Der jetzt 73-Jährige holte mit dem gerade wieder aufgestiegenen FCK 1998 sensationell die deutsche Meisterschaft. Und eilte nun nach Berlin, die Hertha zu retten. Seit Samstag, 17.21 Uhr, aber sieht es eher so aus, als ziehe der FCK die Berliner mit hinunter ins Bundesliga-Unterhaus. Auf das leicht höhnische „Otto, wink e'mol” der FCK-Fans wollte der Altmeister lieber nicht reagieren. Noch heftiger für die beiden schlechtesten Mannschaften dieser Bundesliga-Saison nach dem erst vierten Saisonsieg des FCK: „Gegen Lautern kann man mal verlier'n”, sangen die Fans der Roten Teufel. Bittere Ironie, auch an die Berliner Adresse des Trainerehepaars Rehhagel.

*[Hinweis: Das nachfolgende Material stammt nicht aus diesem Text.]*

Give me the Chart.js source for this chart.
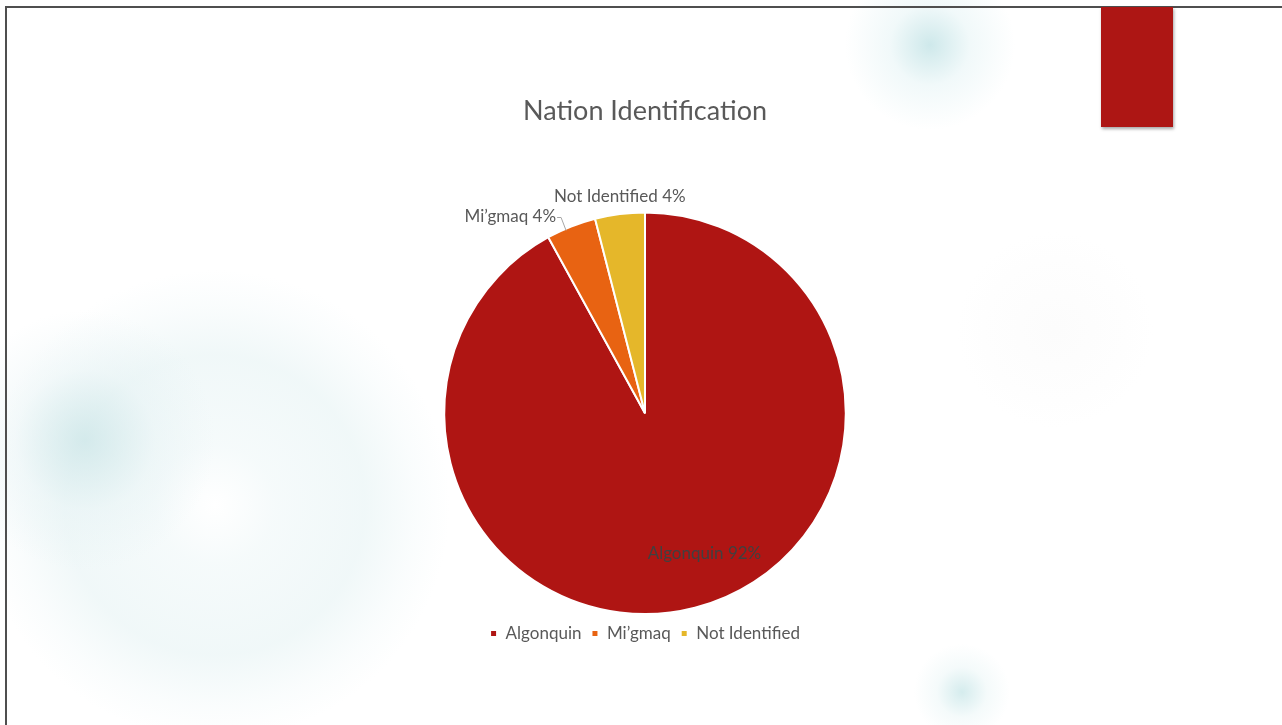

FCK-Mittelfeldmann Olcay Sahan, der nach dem Schlusspfiff niedergeschlagen auf dem Rasen des Olympiastadions lag, zeigte sich schnell wieder kämpferisch. „Abgestiegen sind wir ja nicht erst in Berlin, sondern in den Wochen vorher”, betonte der 24-Jährige, „wir dürfen jetzt nicht heulen. Wir müssen schauen, dass wir in der nächsten Saison gut aufgestellt sind, damit wir direkt wieder in die Bundesliga aufsteigen können.” Über Sandhausen zurück nach Dortmund.